Mr. O’Driscoll also applied  some broader editing principles.

“Generally, when you’re putting a scene together, you always want some amount of new information,” he said. “I generally don’t make a cut without it being motivated.”

But sometimes he used cuts as a kind of punctuation, like a medium shot of Whip’s character that punches into a close-up.

“Denzel was perfect in both takes, but cutting them together somehow just gave us this jolt,” he said.

Mr. O’Driscoll also created a sense of disarray with the edit itself: he made “bad cuts” intentionally. “You have to put together the scene so that it works technically,” he said. “But then once it’s all together, you have to go through and create a little bit of chaos with it. Sometimes you don’t want every camera pan to land. Sometimes you cut to Denzel when he’s in the middle of a sentence. I’m trying to keep everything in this relentless, chaotic pace.”

Mr. O’Driscoll drew from his own experience in assembling the edit as well.

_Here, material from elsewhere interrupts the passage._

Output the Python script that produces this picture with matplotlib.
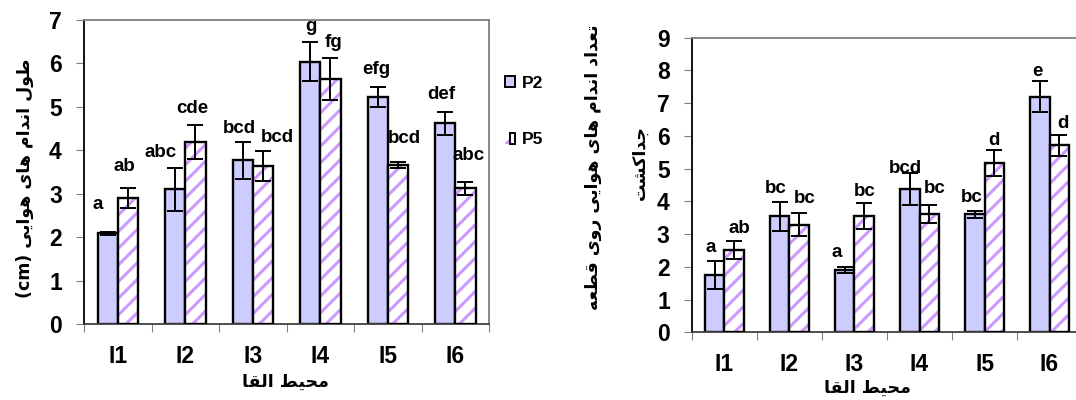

“Many of us in L.A. have probably seen a crash happen on the freeway,” he said. “The scene should happen like that. Where you think, I don’t know if I want to be seeing this, or did I just see that? But you have that emotional impact of it.”

Finally, Mr. O’Driscoll let Mr. Washington be his guide. “The performances tell you how to edit,” he said, adding later: “A lot of times, editing a film is a process of removing yourself from it. You allow Denzel to tell his story.”